Does the Baya Bar franchisor have an obligation to procure insurance if the franchisee fails to do so?
Baya_Bar Franchise · 2024 FDDAnswer from 2024 FDD Document
- 15.3 Failure to Procure.
If, for any reason, Franchisee should fail to procure or maintain the insurance required by this Agreement as revised from time to time for all franchisees by the Manual or otherwise in writing, Franchisor shall have the right and authority (without, however, any obligation) to immediately procure such insurance and to charge Franchisee for the cost thereof together with a reasonable fee for Franchisor's expenses in so acting, including all attorneys' fees.
Franchisee shall pay Franchisor immediately upon notice by Franchisor to Franchisee that Franchisor has undertaken such action and the cost thereof.
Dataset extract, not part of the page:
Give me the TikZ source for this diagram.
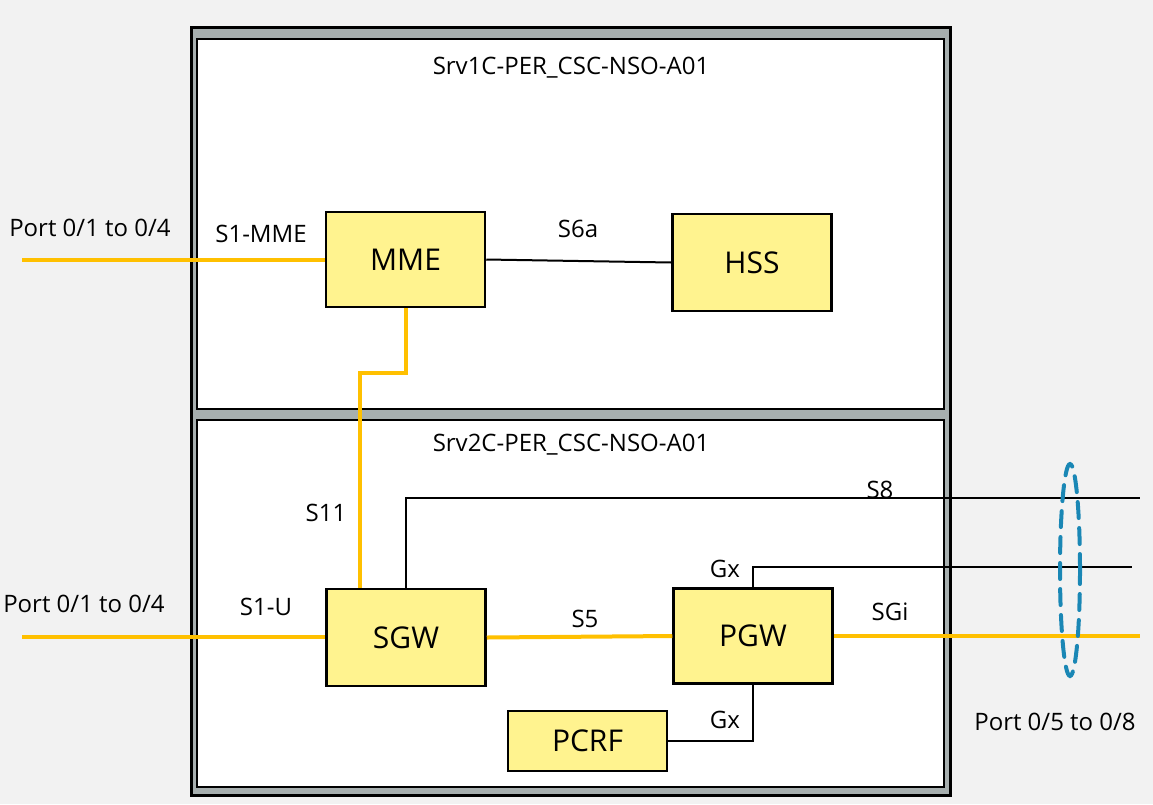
\documentclass[tikz,border=0pt]{standalone}
\usepackage{fontspec}
\setmainfont{Open Sans}
\usetikzlibrary{calc}
\definecolor{bg}{HTML}{F2F2F2}
\definecolor{frame}{HTML}{A7AFAF}
\definecolor{boxfill}{HTML}{FFF38F}
\definecolor{yel}{HTML}{FFC000}
\definecolor{ringblue}{HTML}{1A87B5}
\tikzset{
  nfbox/.style={draw=black, line width=2.5pt, fill=boxfill, minimum width=159pt, minimum height=95pt, inner sep=0pt, font=\fontsize{30}{34}\selectfont},
  lbl/.style={font=\fontsize{24}{28}\selectfont, inner sep=0pt},
  ylink/.style={draw=yel, line width=4pt},
  blink/.style={draw=black, line width=2pt},
  panel/.style={draw=black, line width=2pt, fill=white},
}
\begin{document}
\begin{tikzpicture}[x=1pt,y=-1pt]
\useasboundingbox (0,0) rectangle (1153,804);
\fill[bg] (0,0) rectangle (1153,804);
% outer frame
\draw[black, line width=3pt, fill=frame] (191,27) rectangle (950,795);
\draw[panel] (197,39) rectangle (944,409);
\draw[panel] (197,420) rectangle (944,787);
\node[lbl] (t1) at (571,68) {Srv1C-PER\_CSC-NSO-A01};
\node[lbl] (t2) at (571,445) {Srv2C-PER\_CSC-NSO-A01};
% boxes
\node[nfbox] (MME) at (405.5,259.5) {MME};
\node[nfbox, minimum height=97pt] (HSS) at (752,262.5) {HSS};
\node[nfbox, minimum height=97pt] (SGW) at (406,637.5) {SGW};
\node[nfbox] (PGW) at (753,636) {PGW};
\node[nfbox, minimum height=60pt] (PCRF) at (587.5,741) {PCRF};
% coordinates
\coordinate (p1) at (22,260);
\coordinate (p2) at (22,637);
\coordinate (s11) at (360,373);
\coordinate (s8end) at (1140,498);
\coordinate (gxend) at (1132,567);
\coordinate (sgiend) at (1140,636);
% links
\draw[ylink] (p1) -- (p1 -| MME.west);
\draw[blink] (MME.east) -- (HSS.west);
\draw[ylink] (MME.south) |- (s11) -- (s11 |- SGW.north);
\draw[blink] (SGW.north) |- (s8end);
\draw[blink] (PGW.north) |- (gxend);
\draw[ylink] (SGW.east) -- (PGW.west);
\draw[ylink] (PGW.east) -- (sgiend);
\draw[ylink] (p2) -- (p2 -| SGW.west);
\draw[blink] (PGW.south) |- (PCRF.east);
% ring
\draw[ringblue, line width=4pt, dashed, dash pattern=on 16pt off 10pt, line cap=round] (1070,570) ellipse [x radius=10pt, y radius=106pt];
% labels
\node[lbl] (lp1) at (90,228) {Port 0/1 to 0/4};
\node[lbl] (ls1mme) at (261,234) {S1-MME};
\node[lbl] (ls6a) at (578,229) {S6a};
\node[lbl] (ls11) at (326,513) {S11};
\node[lbl] (ls8) at (880,490) {S8};
\node[lbl] (lgx1) at (725,569) {Gx};
\node[lbl] (lp2) at (84,604) {Port 0/1 to 0/4};
\node[lbl] (ls1u) at (266,607) {S1-U};
\node[lbl] (ls5) at (585,619) {S5};
\node[lbl] (lsgi) at (890,612) {SGi};
\node[lbl] (lgx2) at (725,720) {Gx};
\node[lbl] (lp3) at (1055,722) {Port 0/5 to 0/8};
\end{tikzpicture}
\end{document}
Source: Item 22 — CONTRACTS (FDD page 56)
What This Means (2024 FDD)
According to Baya Bar's 2024 Franchise Disclosure Document, while the franchisee is responsible for maintaining the required insurance, Baya Bar has the right, but not the obligation, to procure insurance on behalf of the franchisee if the franchisee fails to do so.
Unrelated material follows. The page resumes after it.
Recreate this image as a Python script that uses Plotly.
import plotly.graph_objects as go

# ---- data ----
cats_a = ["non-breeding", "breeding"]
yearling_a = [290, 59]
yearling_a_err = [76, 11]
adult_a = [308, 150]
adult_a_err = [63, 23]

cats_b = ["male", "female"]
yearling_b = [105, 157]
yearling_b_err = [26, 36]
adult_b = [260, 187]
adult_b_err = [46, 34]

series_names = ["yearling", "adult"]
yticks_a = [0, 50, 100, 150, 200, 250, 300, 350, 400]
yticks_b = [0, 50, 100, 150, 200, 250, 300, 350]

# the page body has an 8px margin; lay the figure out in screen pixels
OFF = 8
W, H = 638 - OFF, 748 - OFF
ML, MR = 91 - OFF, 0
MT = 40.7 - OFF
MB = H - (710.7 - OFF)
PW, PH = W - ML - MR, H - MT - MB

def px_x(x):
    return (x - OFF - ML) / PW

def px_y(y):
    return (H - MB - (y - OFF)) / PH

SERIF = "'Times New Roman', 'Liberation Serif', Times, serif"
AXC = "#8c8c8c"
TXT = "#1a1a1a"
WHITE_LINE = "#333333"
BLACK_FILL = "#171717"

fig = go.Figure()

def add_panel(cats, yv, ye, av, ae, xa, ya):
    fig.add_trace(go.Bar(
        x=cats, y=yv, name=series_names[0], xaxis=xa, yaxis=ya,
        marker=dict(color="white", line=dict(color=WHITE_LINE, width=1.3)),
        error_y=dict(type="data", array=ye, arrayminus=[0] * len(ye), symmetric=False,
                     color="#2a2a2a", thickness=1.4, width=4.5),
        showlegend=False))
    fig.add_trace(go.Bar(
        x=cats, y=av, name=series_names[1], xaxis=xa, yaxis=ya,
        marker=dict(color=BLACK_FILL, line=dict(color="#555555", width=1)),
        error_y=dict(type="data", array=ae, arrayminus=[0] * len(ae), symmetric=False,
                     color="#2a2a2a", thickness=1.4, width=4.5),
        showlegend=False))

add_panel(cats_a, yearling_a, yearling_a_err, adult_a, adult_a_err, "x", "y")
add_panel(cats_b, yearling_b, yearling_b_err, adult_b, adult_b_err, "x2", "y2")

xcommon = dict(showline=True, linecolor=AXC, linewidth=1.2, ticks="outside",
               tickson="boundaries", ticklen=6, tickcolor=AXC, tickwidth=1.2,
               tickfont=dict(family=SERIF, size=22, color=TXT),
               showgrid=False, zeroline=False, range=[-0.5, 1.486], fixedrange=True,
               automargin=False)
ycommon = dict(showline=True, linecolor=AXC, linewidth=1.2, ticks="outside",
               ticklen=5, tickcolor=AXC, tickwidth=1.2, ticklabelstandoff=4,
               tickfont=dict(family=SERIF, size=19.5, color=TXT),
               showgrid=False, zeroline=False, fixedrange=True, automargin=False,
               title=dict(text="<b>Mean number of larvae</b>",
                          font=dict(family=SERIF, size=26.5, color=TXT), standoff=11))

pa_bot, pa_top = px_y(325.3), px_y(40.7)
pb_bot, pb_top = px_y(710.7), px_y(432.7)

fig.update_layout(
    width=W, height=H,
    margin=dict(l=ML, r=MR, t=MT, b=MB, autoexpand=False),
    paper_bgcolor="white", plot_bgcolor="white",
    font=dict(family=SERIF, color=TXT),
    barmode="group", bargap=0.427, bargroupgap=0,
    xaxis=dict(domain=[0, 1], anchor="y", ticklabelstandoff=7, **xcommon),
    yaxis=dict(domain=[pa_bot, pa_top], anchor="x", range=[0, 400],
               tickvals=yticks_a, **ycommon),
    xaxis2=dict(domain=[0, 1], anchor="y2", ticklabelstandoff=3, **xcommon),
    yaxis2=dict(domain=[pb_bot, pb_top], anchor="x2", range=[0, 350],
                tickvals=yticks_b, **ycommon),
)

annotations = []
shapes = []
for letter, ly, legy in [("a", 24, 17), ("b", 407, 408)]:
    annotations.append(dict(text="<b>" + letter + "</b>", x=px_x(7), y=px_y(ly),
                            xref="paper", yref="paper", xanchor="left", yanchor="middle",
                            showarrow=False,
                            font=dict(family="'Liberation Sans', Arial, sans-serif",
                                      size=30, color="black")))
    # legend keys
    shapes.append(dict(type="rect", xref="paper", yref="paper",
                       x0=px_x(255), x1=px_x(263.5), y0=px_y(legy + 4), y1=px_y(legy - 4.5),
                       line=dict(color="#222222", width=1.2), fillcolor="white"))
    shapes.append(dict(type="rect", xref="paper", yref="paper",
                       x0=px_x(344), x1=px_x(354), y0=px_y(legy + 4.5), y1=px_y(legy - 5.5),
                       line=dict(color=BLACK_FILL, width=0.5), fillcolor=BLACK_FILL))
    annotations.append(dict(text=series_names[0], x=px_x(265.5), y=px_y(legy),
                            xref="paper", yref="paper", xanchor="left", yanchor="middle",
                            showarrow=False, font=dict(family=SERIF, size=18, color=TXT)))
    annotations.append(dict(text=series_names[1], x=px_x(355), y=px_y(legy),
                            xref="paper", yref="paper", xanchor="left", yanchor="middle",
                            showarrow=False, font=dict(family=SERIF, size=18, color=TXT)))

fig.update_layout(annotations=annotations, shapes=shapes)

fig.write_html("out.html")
If a Baya Bar franchisee fails to procure or maintain the necessary insurance, Baya Bar has the right to obtain the insurance coverage. The franchisee is then responsible for covering the costs of the insurance, along with a reasonable fee to cover Baya Bar's expenses, including attorney's fees, for securing the insurance. The franchisee must pay Baya Bar immediately after receiving notice of this action and the associated costs.
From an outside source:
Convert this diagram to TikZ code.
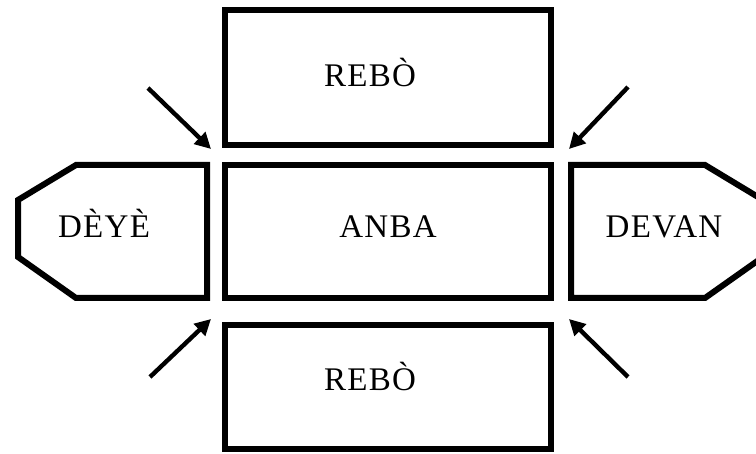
\documentclass[tikz,border=0pt]{standalone}
\usepackage{fontspec}
\setmainfont{Liberation Serif}
\newfontfamily\labfont[LetterSpace=4]{Liberation Serif}
\usetikzlibrary{arrows.meta}

\begin{document}
\begin{tikzpicture}[x=1pt, y=-1pt, box/.style={draw, line width=6pt, minimum width=326pt, inner sep=0pt}, wall/.style={line width=6pt, line join=miter}, arr/.style={-{Triangle[length=16pt, width=16pt]}, line width=4.4pt}, lab/.style={font=\labfont\fontsize{33}{36}\selectfont, anchor=base}]
\useasboundingbox (0,0) rectangle (756,454);
% top, middle and bottom boxes
\node[box, minimum height=135pt] (rebotop) at (388,77.5) {};
\node[box, minimum height=133pt] (anbabox) at (388,231.5) {};
\node[box, minimum height=124pt] (rebobot) at (388,387) {};
% left end (pointing left)
\draw[wall] (207,165) -- (76,165) -- (18,200) -- (18,257) -- (76,298) -- (207,298) -- cycle;
% right end (pointing right, cut by the page)
\draw[wall] (571,165) -- (705,165) -- (763,200) -- (763,257) -- (705,298) -- (571,298) -- cycle;
% labels
\node[lab] (reboa) at (370,87) {REBÒ};
\node[lab] (anba) at (388,238) {ANBA};
\node[lab] (deye) at (104,238) {DÈYÈ};
\node[lab] (devan) at (664,238) {DEVAN};
\node[lab] (rebob) at (370,391) {REBÒ};
% arrows into the four corners
\coordinate (tlA) at (148,88);  \coordinate (tlB) at (211,149);
\coordinate (blA) at (150,377); \coordinate (blB) at (211,319);
\coordinate (trA) at (628,87);  \coordinate (trB) at (569,149);
\coordinate (brA) at (628,377); \coordinate (brB) at (569,319);
\draw[arr] (tlA) -- (tlB);
\draw[arr] (blA) -- (blB);
\draw[arr] (trA) -- (trB);
\draw[arr] (brA) -- (brB);
\end{tikzpicture}
\end{document}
Baya Bar also retains the right to increase the minimum insurance requirements or add new types of insurance as deemed necessary. The franchisee must provide proof of coverage that meets these updated requirements within 30 days of the change. This ensures that Baya Bar can protect its interests and maintain adequate coverage for all franchised locations, with the franchisee ultimately bearing the financial responsibility for compliance.